That’s my story, and I am sticking to it.
But do I really not have a favorite?
There’s no doubt I would throw myself in front of a bus to save any one of my kids. I feel equally responsible to ensure all my kids are taken care of, physically, emotionally, and otherwise. I want to encourage each of them to be the best she can, to pursue her unique talents and interests, to be a good person, and to succeed at what she puts her mind to.
A friend once said he worries that he may love his oldest child the most because as firstborn he was once the only child in the family, the sole focus of his parents’ attention, the beneficiary of a unique time—which his siblings will never experience—when that bond between child and parent developed unencumbered by siblings’ needs. I can understand that, and I sometimes find myself sharing the sentiment, especially as my oldest matures, becomes more independent, and we can have more sophisticated conversations and pursue shared interests.
Then again, I can easily argue that it’s the baby of the family whom I—along with many other parents, I am sure—love most. “You will always be my baby,” said parents to their youngest from time immemorial, even if the child doesn’t often see that sentiment as a welcome thing. In our family, our third daughter is the clown, always working to make us laugh. She’s infinitely cute every minute of every day, and she’s our last tie to that precious period when we had babies, a constant reminder of how our lives have progressed over the years. Perhaps I love her most?
Of course, the second of our three children also can make a claim to the biggest piece of my heart, what with her middle-child precociousness, that thinly veiled need to stand out and be heard. She is a crucial bridge between oldest and youngest—not to mention someone with strong emotions about everything—and so she in many ways sets our family agenda. She’s a carbon copy of my wife and yet reminds me of myself as a child in many ways. So maybe I love her most?
I suppose I must say I do have a favorite. But that favorite may change day to day or even minute to minute. My kids have distinct personalities, needs, interests, quirks, behavioral patterns, challenges, talents, and ways of interacting with the world. It wouldn’t be normal—wouldn’t be human—to have exactly the same feelings toward each of them every minute of every day. I may be willing to throw myself in front of that bus for any of them, but when one child is throwing an epic tantrum and defying every effort to calm her down, I am certainly not feeling as warm and fuzzy as I am with the one helping me set the table.

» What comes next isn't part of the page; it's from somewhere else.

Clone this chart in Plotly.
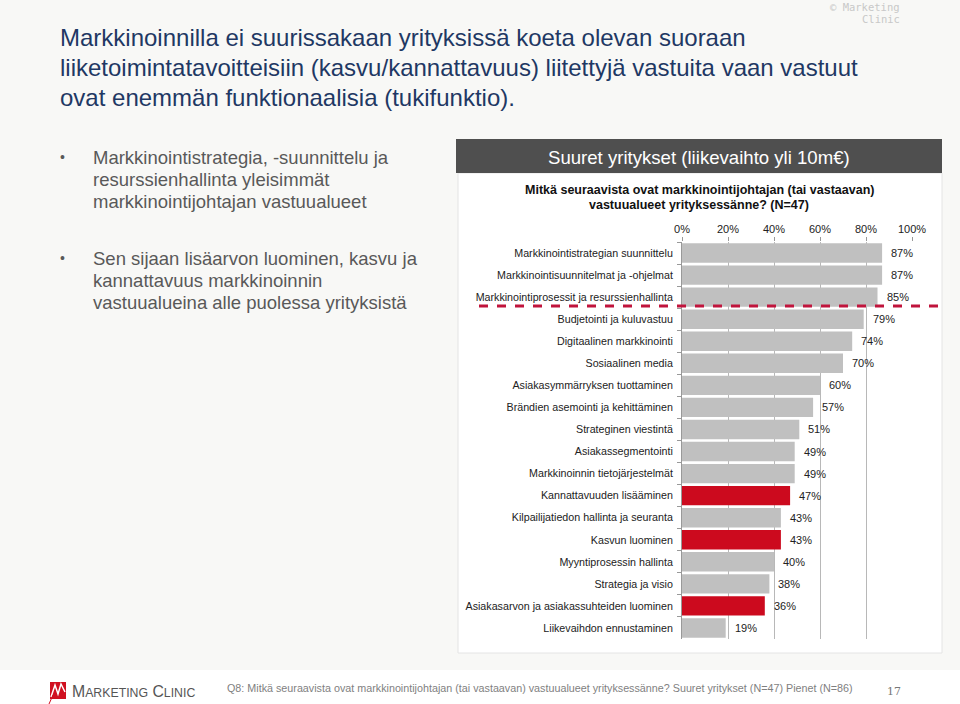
import plotly.graph_objects as go

categories = [
    "Markkinointistrategian suunnittelu",
    "Markkinointisuunnitelmat ja -ohjelmat",
    "Markkinointiprosessit ja resurssienhallinta",
    "Budjetointi ja kuluvastuu",
    "Digitaalinen markkinointi",
    "Sosiaalinen media",
    "Asiakasymmärryksen tuottaminen",
    "Brändien asemointi ja kehittäminen",
    "Strateginen viestintä",
    "Asiakassegmentointi",
    "Markkinoinnin tietojärjestelmät",
    "Kannattavuuden lisääminen",
    "Kilpailijatiedon hallinta ja seuranta",
    "Kasvun luominen",
    "Myyntiprosessin hallinta",
    "Strategia ja visio",
    "Asiakasarvon ja asiakassuhteiden luominen",
    "Liikevaihdon ennustaminen",
]
values = [87, 87, 85, 79, 74, 70, 60, 57, 51, 49, 49, 47, 43, 43, 40, 38, 36, 19]
highlighted = ["Kannattavuuden lisääminen", "Kasvun luominen",
               "Asiakasarvon ja asiakassuhteiden luominen"]
x_ticks = [0, 20, 40, 60, 80, 100]
x_tick_labels = ["0%", "20%", "40%", "60%", "80%", "100%"]

title_lines = [
    "Markkinoinnilla ei suurissakaan yrityksissä koeta olevan suoraan",
    "liiketoimintatavoitteisiin (kasvu/kannattavuus) liitettyjä vastuita vaan vastuut",
    "ovat enemmän funktionaalisia (tukifunktio).",
]
bullet1 = ["Markkinointistrategia, -suunnittelu ja",
           "resurssienhallinta yleisimmät",
           "markkinointijohtajan vastuualueet"]
bullet2 = ["Sen sijaan lisäarvon luominen, kasvu ja",
           "kannattavuus markkinoinnin",
           "vastuualueina alle puolessa yrityksistä"]

W, H = 960, 704
def px(x):
    return x / W
def py(y):
    return 1 - y / H

GRAY = "#c0c0c0"
RED = "#cc0a1e"
colors = [RED if c in highlighted else GRAY for c in categories]

fig = go.Figure()
fig.add_trace(go.Bar(
    x=values, y=categories, orientation="h",
    marker=dict(color=colors, line=dict(width=0)),
    hoverinfo="skip",
))

FONT = "Liberation Sans, Arial, sans-serif"
annotations = []
for c, v in zip(categories, values):
    annotations.append(dict(
        x=v, y=c, xref="x", yref="y", text=f"{v}%", showarrow=False,
        xanchor="left", xshift=7,
        font=dict(family=FONT, size=11, color="#222222"),
    ))

title_y = [38, 68, 97]
for t, yy in zip(title_lines, title_y):
    annotations.append(dict(
        x=px(58), y=py(yy), xref="paper", yref="paper", text=t, showarrow=False,
        xanchor="left", yanchor="middle",
        font=dict(family=FONT, size=24, color="#1F3864"),
    ))

for lines, ys in ((bullet1, [157, 179, 202]), (bullet2, [258, 280, 302])):
    annotations.append(dict(
        x=px(62), y=py(ys[0]), xref="paper", yref="paper", text="•", showarrow=False,
        xanchor="center", yanchor="middle",
        font=dict(family=FONT, size=14, color="#595959"),
    ))
    for t, yy in zip(lines, ys):
        annotations.append(dict(
            x=px(91), y=py(yy), xref="paper", yref="paper", text=t, showarrow=False,
            xanchor="left", yanchor="middle",
            font=dict(family=FONT, size=18.5, color="#595959"),
        ))

annotations.append(dict(
    x=px(699), y=py(157), xref="paper", yref="paper",
    text="Suuret yritykset (liikevaihto yli 10m€)", showarrow=False,
    xanchor="center", yanchor="middle",
    font=dict(family=FONT, size=18.6, color="#ffffff"),
))
for t, yy in (("Mitkä seuraavista ovat markkinointijohtajan (tai vastaavan)", 190),
              ("vastuualueet yrityksessänne? (N=47)", 205)):
    annotations.append(dict(
        x=px(699), y=py(yy), xref="paper", yref="paper", text=f"<b>{t}</b>",
        showarrow=False, xanchor="center", yanchor="middle",
        font=dict(family=FONT, size=12.5, color="#111111"),
    ))

for t, yy in (("© Marketing", 7), ("Clinic", 19)):
    annotations.append(dict(
        x=px(902), y=py(yy), xref="paper", yref="paper", text=t, showarrow=False,
        xanchor="right", yanchor="middle",
        font=dict(family="DejaVu Sans Mono, monospace", size=10.5, color="#c8c8c8"),
    ))

annotations.append(dict(
    x=px(225), y=py(688), xref="paper", yref="paper",
    text="Q8: Mitkä seuraavista ovat markkinointijohtajan (tai vastaavan) vastuualueet yrityksessänne? Suuret yritykset (N=47) Pienet (N=86)",
    showarrow=False, xanchor="left", yanchor="middle",
    font=dict(family=FONT, size=10.75, color="#7f7f7f"),
))
annotations.append(dict(
    x=px(894), y=py(691), xref="paper", yref="paper", text="17", showarrow=False,
    xanchor="center", yanchor="middle",
    font=dict(family="DejaVu Serif, serif", size=11, color="#777777"),
))
annotations.append(dict(
    x=px(70), y=py(691), xref="paper", yref="paper",
    text="M<span style='font-size:12.3px'>ARKETING</span> C<span style='font-size:12.3px'>LINIC</span>",
    showarrow=False, xanchor="left", yanchor="middle",
    font=dict(family=FONT, size=15.8, color="#555555"),
))

shapes = [
    # lower white area
    dict(type="rect", xref="paper", yref="paper", x0=0, x1=1,
         y0=0, y1=py(670), fillcolor="#ffffff", line=dict(width=0), layer="below"),
    # chart panel
    dict(type="rect", xref="paper", yref="paper", x0=px(458), x1=px(942),
         y0=py(653), y1=py(173), fillcolor="#ffffff",
         line=dict(color="#e4e4e4", width=1), layer="below"),
    # header
    dict(type="rect", xref="paper", yref="paper", x0=px(456), x1=px(942),
         y0=py(173), y1=py(139), fillcolor="#4f4f4f", line=dict(width=0), layer="below"),
    # dashed red separator
    dict(type="line", xref="paper", yref="paper", x0=px(479), x1=px(940),
         y0=py(306), y1=py(306), line=dict(color="#c0143c", width=3, dash="dash")),
    # logo icon
    dict(type="rect", xref="paper", yref="paper", x0=px(50), x1=px(66),
         y0=py(699), y1=py(682), fillcolor="#d01020", line=dict(width=0)),
    dict(type="path", xref="paper", yref="paper",
         path=f"M {px(51)} {py(697)} L {px(55)} {py(685)} L {px(58)} {py(694)} L {px(61)} {py(684)} L {px(65)} {py(692)}",
         line=dict(color="#ffffff", width=1.5)),
    dict(type="path", xref="paper", yref="paper",
         path=f"M {px(49)} {py(704)} L {px(53)} {py(695)}",
         line=dict(color="#d01020", width=1)),
]

fig.update_layout(
    width=W, height=H,
    margin=dict(l=0, r=0, t=0, b=0, autoexpand=False),
    paper_bgcolor="#f8f8f6",
    plot_bgcolor="rgba(0,0,0,0)",
    showlegend=False,
    bargap=0.12,
    annotations=annotations,
    shapes=shapes,
    xaxis=dict(
        domain=[px(682), px(912)], range=[0, 100], side="top",
        tickvals=x_ticks, ticktext=x_tick_labels,
        ticks="outside", ticklen=4, tickcolor="#999999",
        showgrid=True, gridcolor="#b8b8b8", gridwidth=1,
        zeroline=False, showline=False, automargin=False,
        tickfont=dict(family=FONT, size=11, color="#222222"),
        fixedrange=True,
    ),
    yaxis=dict(
        domain=[py(639), py(242)], autorange="reversed",
        type="category", tickson="boundaries",
        ticks="outside", ticklen=4, tickcolor="#999999",
        showline=True, linecolor="#999999", linewidth=1,
        showgrid=False, automargin=False,
        tickfont=dict(family=FONT, size=10.7, color="#222222"),
        ticklabelstandoff=6,
        fixedrange=True,
    ),
)

page_js = """
document.documentElement.style.margin='0';
document.body.style.margin='0';
document.body.style.padding='0';
document.body.style.overflow='hidden';
document.documentElement.style.overflow='hidden';
var gd = document.getElementById('{plot_id}');
gd.style.position='fixed'; gd.style.left='0px'; gd.style.top='0px';
"""

fig.write_html(
    "out.html",
    config={"displayModeBar": False},
    post_script=page_js,
)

Perhaps, then, it’s most true to say not that I love my kids equally, but I love them the same amount—differently, to be sure, since they are different people, but at the same level and volume. No, I don’t have a favorite, nor do I lump them all together as just “my kids whom I love.” I try to see, accept, honor, and love each one as a full, autonomous, unique human being, and that requires a unique type of love for each. Loving them “equally” would fail to do this—but I sure do love each of them the same amount.